Angle between two lines explanation

Question

I gave two lines $q_1 = 2x - y + 2 = 0$ and $q_2 = x + 2y - 3 = 0$.

They have vectors $n_1 = (2,1)$ and $n_2 = (1,2)$.

When I have to find angle between them I must apply that formula:

$$\cos \theta = \frac{2\cdot 1 + (-1)\cdot2}{\sqrt{4 + 1}\sqrt{1 + 4}} = 0 \Rightarrow \theta = 90^\circ$$

Replacing $n_1$ and $n_2$ is clear to me, but can you please explain how I get $90^\circ$ from solving the formula. Thank you.

Where those $\sqrt{4 + 1}\sqrt{1 + 4}$ comes from?

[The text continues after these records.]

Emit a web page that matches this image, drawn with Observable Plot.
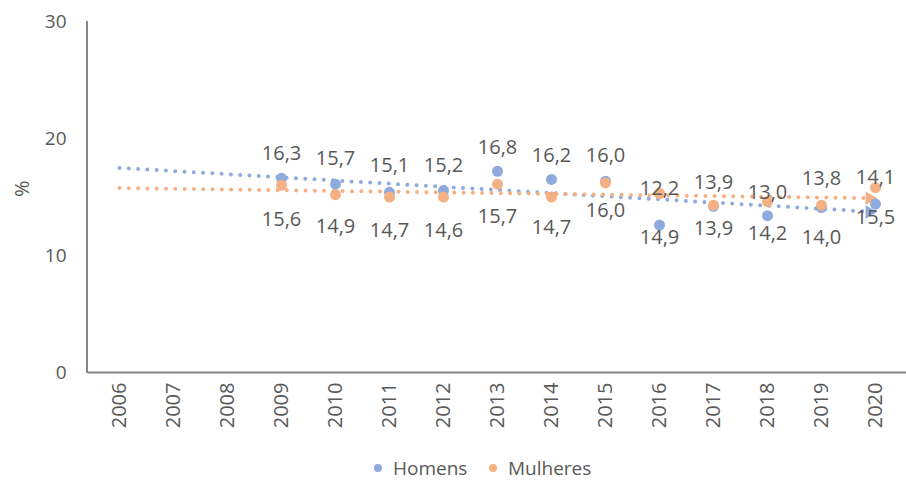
<!DOCTYPE html>
<html>
<head>
<meta charset="utf-8">
<script src="https://cdn.jsdelivr.net/npm/d3@7"></script>
<script src="https://cdn.jsdelivr.net/npm/@observablehq/plot@0.6"></script>
<style>
  body { margin: 0; background: #fff; font-family: "Open Sans", sans-serif; }
  #wrap { width: 906px; position: relative; }
  #legend { height: 35px; position: relative; color: #595959; font-size: 19px; }
  .item { position: absolute; top: 0; height: 35px; display: flex; align-items: center; padding-top: 10px; box-sizing: border-box; }
  .sw { width: 8px; height: 8px; border-radius: 50%; display: inline-block; margin-right: 11px; }
  #chart g[aria-label^="x-axis"] text { font-size: 20px; }
</style>
</head>
<body>
<div id="wrap">
  <div id="chart"></div>
  <div id="legend">
    <div class="item" style="left:374px"><span class="sw" style="background:#8FAADC"></span>Homens</div>
    <div class="item" style="left:489px"><span class="sw" style="background:#F4B183"></span>Mulheres</div>
  </div>
</div>
<script>
const years = ["2006","2007","2008","2009","2010","2011","2012","2013","2014","2015","2016","2017","2018","2019","2020"];
const dataYears = ["2009","2010","2011","2012","2013","2014","2015","2016","2017","2018","2019","2020"];
const homens   = [16.6, 16.1, 15.4, 15.55, 17.2, 16.5, 16.35, 12.6, 14.2, 13.4, 14.1, 14.4];
const mulheres = [16.0, 15.2, 15.0, 15.0, 16.1, 15.0, 16.2, 15.3, 14.3, 14.6, 14.3, 15.8];
const labelTop    = ["16,3","15,7","15,1","15,2","16,8","16,2","16,0","12,2","13,9","13,0","13,8","14,1"];
const labelBottom = ["15,6","14,9","14,7","14,6","15,7","14,7","16,0","14,9","13,9","14,2","14,0","15,5"];
const labelTopAt    = [18.7, 18.3, 17.7, 17.7, 19.2, 18.5, 18.5, 15.7, 16.2, 15.4, 16.6, 16.7];
const labelBottomAt = [13.1, 12.5, 12.1, 12.1, 13.3, 12.4, 13.8, 11.5, 12.3, 11.9, 11.5, 13.2];
const yTicks = [0, 10, 20, 30];

const BLUE = "#8FAADC", ORANGE = "#F4B183", TEXT = "#595959", AXIS = "#868686";

// linear trend (Excel-style) fitted over category index, extended to the full axis
function trend(values) {
  const xs = dataYears.map(y => years.indexOf(y));
  const mx = d3.mean(xs), my = d3.mean(values);
  const sxy = d3.sum(xs, (x, i) => (x - mx) * (values[i] - my));
  const sxx = d3.sum(xs, x => (x - mx) ** 2);
  const b = sxy / sxx, a = my - b * mx;
  const first = years[0], last = years[years.length - 1];
  return [
    {year: first, v: a + b * years.indexOf(first)},
    {year: last, v: a + b * years.indexOf(last)}
  ];
}
const trendH = trend(homens);
const trendM = trend(mulheres);

const pts = dataYears.map((y, i) => ({year: y, h: homens[i], m: mulheres[i],
  lt: labelTop[i], lb: labelBottom[i], ltAt: labelTopAt[i], lbAt: labelBottomAt[i]}));

const dotted = {strokeWidth: 4, strokeDasharray: "0 9.3", strokeLinecap: "round"};

const chart = Plot.plot({
  width: 906,
  height: 445,
  marginLeft: 88,
  marginRight: 0,
  marginTop: 21,
  marginBottom: 73,
  style: {fontFamily: "Open Sans", fontSize: "19px", color: TEXT, background: "white"},
  x: {type: "band", domain: years, padding: 0, label: null, tickRotate: -90, tickSize: 0, tickPadding: 10},
  y: {domain: [0, 30], ticks: yTicks, label: null, tickSize: 0, tickPadding: 22},
  marks: [
    Plot.ruleY([0], {stroke: AXIS, strokeWidth: 2}),
    Plot.line(trendH, {x: "year", y: "v", stroke: BLUE, ...dotted}),
    Plot.line(trendM, {x: "year", y: "v", stroke: ORANGE, ...dotted}),
    Plot.dot(trendH.slice(1), {x: "year", y: "v", symbol: "triangle2", rotate: 90, r: 6.5, fill: BLUE, dx: -6}),
    Plot.dot(trendM.slice(1), {x: "year", y: "v", symbol: "triangle2", rotate: 90, r: 6.5, fill: ORANGE, dx: -6}),
    Plot.dot(pts, {x: "year", y: "h", r: 5.5, fill: BLUE}),
    Plot.dot(pts, {x: "year", y: "m", r: 5.5, fill: ORANGE}),
    Plot.text(pts, {x: "year", y: "ltAt", text: "lt", fill: TEXT, fontSize: 20}),
    Plot.text(pts, {x: "year", y: "lbAt", text: "lb", fill: TEXT, fontSize: 20}),
    Plot.text(["%"], {frameAnchor: "left", dx: -66, dy: 0, rotate: -90, fill: TEXT, fontSize: 20})
  ]
});

// vertical axis line on the left edge of the frame
d3.select(chart).append("line")
  .attr("x1", 87).attr("x2", 87)
  .attr("y1", 21).attr("y2", 373)
  .attr("stroke", AXIS).attr("stroke-width", 2);

document.getElementById("chart").appendChild(chart);
</script>
</body>
</html>
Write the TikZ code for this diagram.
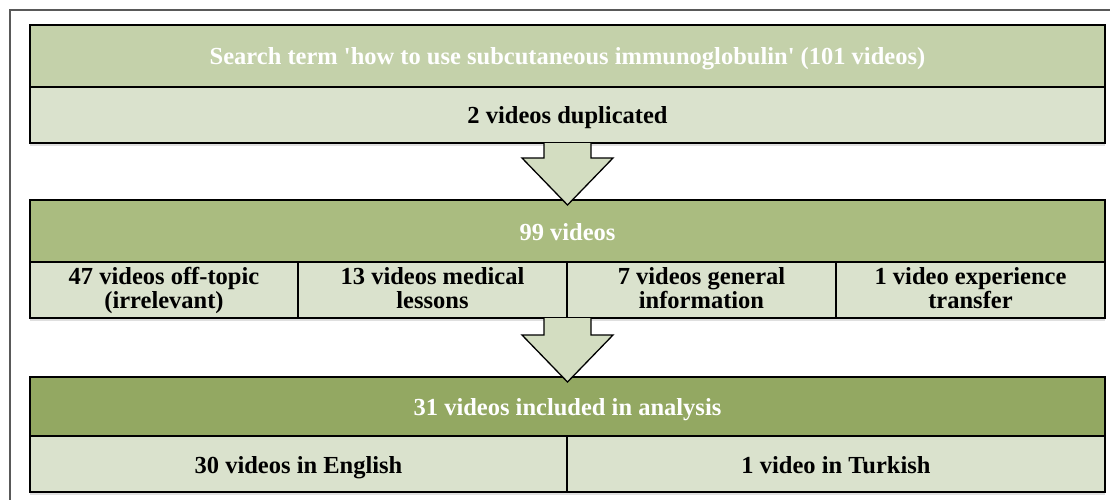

If $ \theta $ is $90^ \circ$ at $0$, how much degrees it will be if it is $\dfrac{1}{5}$?

Answer 1

Let $\theta$ be an angle.

$\cos \theta = \frac{2.1 + (-1).2}{\sqrt 5. \sqrt 5}$

$\cos \theta = \frac{2 - 2}{\sqrt 5. \sqrt 5}$

$\cos \theta = \frac{0}{5}$

$\cos \theta = 0$

$\cos \theta = \cos 90°$

$\theta = 90°$

Answer 2

Given two vectors in $\mathbb{R}^2$, say $(x_1, y_1)$ and $(x_2, y_2)$, we have the formula $$\cos \theta = \frac{(x_1, y_1) \cdot (x_2, y_2)}{\|(x_1, y_1)\| \|(x_2,y_2)\|}.$$ Some clarification about the used notation: $\cdot$ denotes the inproduct of two vectors. It is defined as follows: $$(x_1,y_1) \cdot (x_2,y_2) = x_1x_2 + y_1y_2.$$ The norm of the vector $(x_1,y_1)$ is defined as $$\|(x_1, y_1\| = \sqrt{(x_1,y_1) \cdot (x_1,y_1)} = \sqrt{x_1^2 + y_1^2}.$$ This is the length of the vector and if you would draw the vector in the plane and draw the projections to the x and y axis, you'll see that this just is Pythagoras' theorem.

You know that if $\cos \theta = 0$, then we have that $\theta = 90^{\circ}$. The square roots come from the formula I gave you (and you probably find in your coursenotes). If you want to find $\theta$ where $\cos \theta$ = 1/5, you just compute the arccosine of 1/5.